The Shift Toward Behavioral Biometrics
As visual data becomes unreliable, the industry will likely pivot toward behavioral biometrics as a method of authentication. While a GAN can replicate Tom Cruise's face, it is significantly harder to replicate the specific "signature" of his movements—the precise cadence of his speech, the idiosyncratic way he runs, or the micro-movements of his eyes during a high-stress interaction.
This creates a new category of "Digital Forensic Analysis" where experts analyze the underlying skeletal data and speech patterns for deviations from a known baseline. If the Pitt-Cruise fight is analyzed through this lens, the "mask" falls away.
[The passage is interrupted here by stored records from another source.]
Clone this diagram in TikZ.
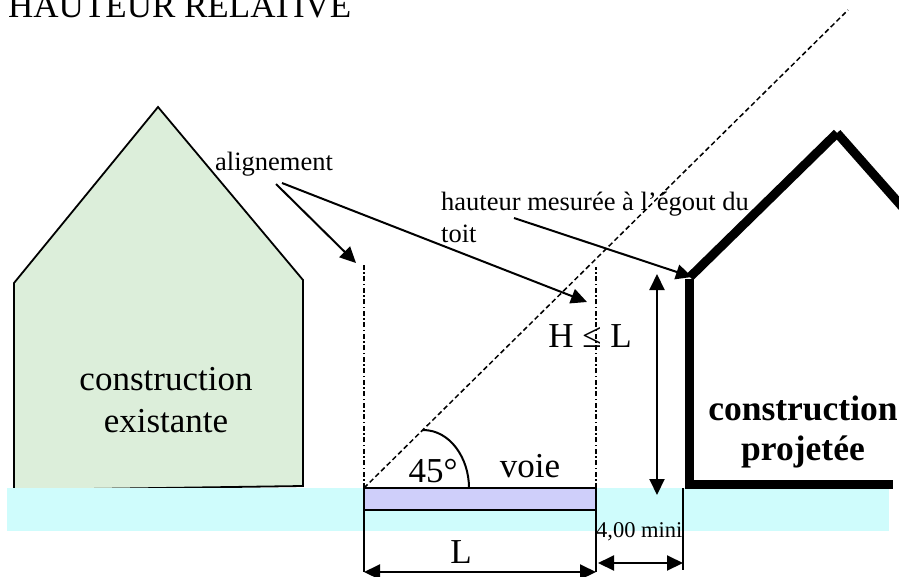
\documentclass[tikz,border=0pt]{standalone}
\usepackage{fontspec}
\setmainfont{Liberation Serif}
\usetikzlibrary{arrows.meta}
\definecolor{vert}{HTML}{DCEEDA}
\definecolor{eau}{HTML}{CFFCFC}
\definecolor{mauve}{HTML}{CFCFFA}
\tikzset{
  big/.style={anchor=base,inner sep=0pt,font=\fontsize{35}{35}\selectfont},
  small/.style={anchor=base west,inner sep=0pt,font=\fontsize{26.5}{26.5}\selectfont},
  line/.style={line width=2pt},
  thickwall/.style={line width=9pt,line cap=butt,line join=miter}
}
\begin{document}
\begin{tikzpicture}[x=1pt,y=-1pt,>={Triangle[length=16pt,width=15pt]}]
\useasboundingbox (0,0) rectangle (899,576);
\draw[fill=vert,line width=1.8pt] (158,107) -- (303,280) -- (303,486) -- (14,490) -- (14,283) -- cycle;
\fill[eau] (7,488) rectangle (889,531);
\draw[fill=mauve,line width=2pt] (364,488) rectangle (596,510);
\draw[thickwall] (690,277) -- (837,133);
\draw[thickwall] (837,133) -- (905,210);
\draw[thickwall] (689,279) -- (689,488);
\draw[thickwall] (685,484) -- (893,484);
\coordinate (voieA) at (364,488);
\coordinate (voieB) at (596,488);
\coordinate (voieC) at (364,572);
\coordinate (voieD) at (596,572);
\coordinate (alignA) at (364,263);
\coordinate (alignB) at (596,267);
\coordinate (pente) at (848,10);
\coordinate (arcA) at (423,430);
\coordinate (arcB) at (469,488);
\coordinate (miniA) at (683,488);
\coordinate (miniB) at (683,570);
\coordinate (hautA) at (657,274);
\coordinate (hautB) at (657,495);
\draw[dash pattern=on 5pt off 2.5pt on 1.5pt off 2.5pt,line width=1.2pt] (voieA) -- (alignA);
\draw[dash pattern=on 5pt off 2.5pt on 1.5pt off 2.5pt,line width=1.2pt] (voieB) -- (alignB);
\draw[dash pattern=on 5pt off 3pt,line width=1.5pt] (voieA) -- (pente);
\draw[line] (arcA) .. controls (450,430) and (469,458) .. (arcB);
\draw[line] (364,510) -- (voieC);
\draw[line] (596,510) -- (voieD);
\draw[line] (miniA) -- (miniB);
\draw[line,<->] (voieC) -- (voieD);
\draw[line,<->] (598,563) -- (683,563);
\draw[line,<->] (hautA) -- (hautB);
\node (titre) at (8,17) [small,font=\fontsize{35}{35}\selectfont] {HAUTEUR RELATIVE};
\node (alignement) at (215,170) [small] {alignement};
\node (hauteur) at (441,210) [small] {hauteur mesurée à l’égout du};
\node (toit) at (441,242) [small] {toit};
\node (existA) at (166,390) [big] {construction};
\node (existB) at (166,432) [big] {existante};
\node (projA) at (803,420) [big,font=\fontsize{35.5}{35.5}\selectfont\bfseries] {construction};
\node (projB) at (803,460) [big,font=\fontsize{35.5}{35.5}\selectfont\bfseries] {projetée};
\node (hl) at (590,347) [big] {H ≤ L};
\node (angle) at (433,482) [big] {45°};
\node (voie) at (530,477) [big] {voie};
\node (largeur) at (461,563) [big] {L};
\node (mini) at (596,537) [anchor=base west,inner sep=0pt,font=\fontsize{22.5}{22.5}\selectfont] {4,00 mini};
\coordinate (flecheA) at (276,184);
\coordinate (flecheB) at (282,183);
\coordinate (flecheC) at (514,218);
\draw[line,->] (flecheA) -- (356,263);
\draw[line,->] (flecheB) -- (587,302);
\draw[line,->] (flecheC) -- (692,277);
\end{tikzpicture}
\end{document}
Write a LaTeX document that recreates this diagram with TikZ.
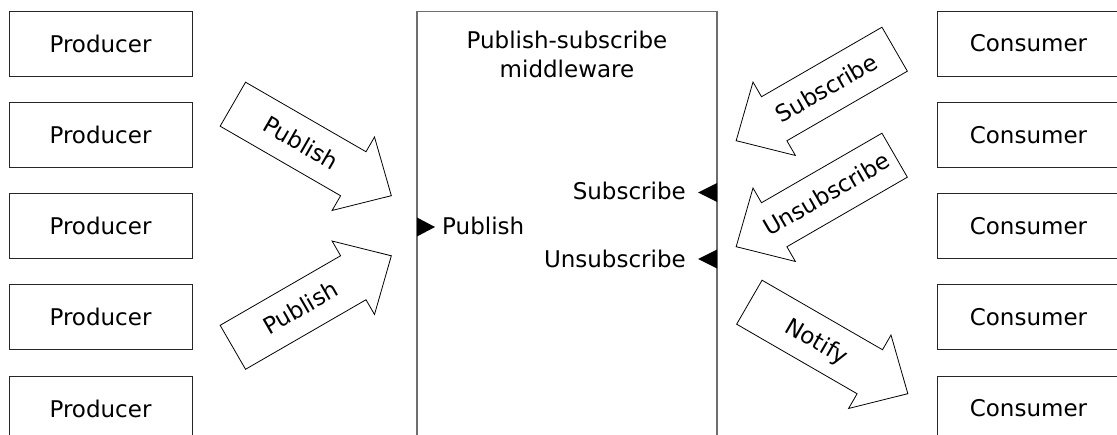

The gait analysis of the figures would likely match the stunt doubles used as the source material, not the celebrities themselves.
Strategic Realignment for Content Owners
Entertainment entities and high-net-worth individuals must move from a reactive posture to a proactive "Identity Hardening" strategy. This involves:
- Baseline Mapping: High-resolution 3D scans and behavioral mapping of talent to create an "official" digital twin. This serves as the benchmark against which all suspected fakes can be measured.
- Aggressive Platform Accountability: Shifting the legal burden to the platforms that profit from the engagement generated by deepfakes. Under current Section 230-style protections, platforms are often shielded, but as AI-generated content begins to threaten the commercial viability of the "Human Entertainment" sector, we should expect a push for new categories of liability.
- The Rise of "Verified Only" Feeds: We are likely to see the emergence of premium content environments where every pixel is cryptographically signed. The "open web" will become a graveyard of unverified synthetic noise, while trusted information will be gated behind strict provenance-checking firewalls.
The Pitt-Cruise incident is a warning shot for the entertainment industry. It signals that the era of "seeing is believing" has officially ended. The future of media will not be won by those who produce the best content, but by those who can most effectively prove that their content actually happened.
The next phase of this evolution will involve real-time synthetic interaction. We are moving from static videos to AI-driven avatars that can participate in live "interviews" or "leaked" Zoom calls. When the ability to faked live interaction arrives, the current verification methods will be entirely obsolete. The only viable path forward is the immediate implementation of hardware-level cryptographic signing at the point of image capture—embedding the proof of reality into the silicon of the camera itself before the data ever reaches a network.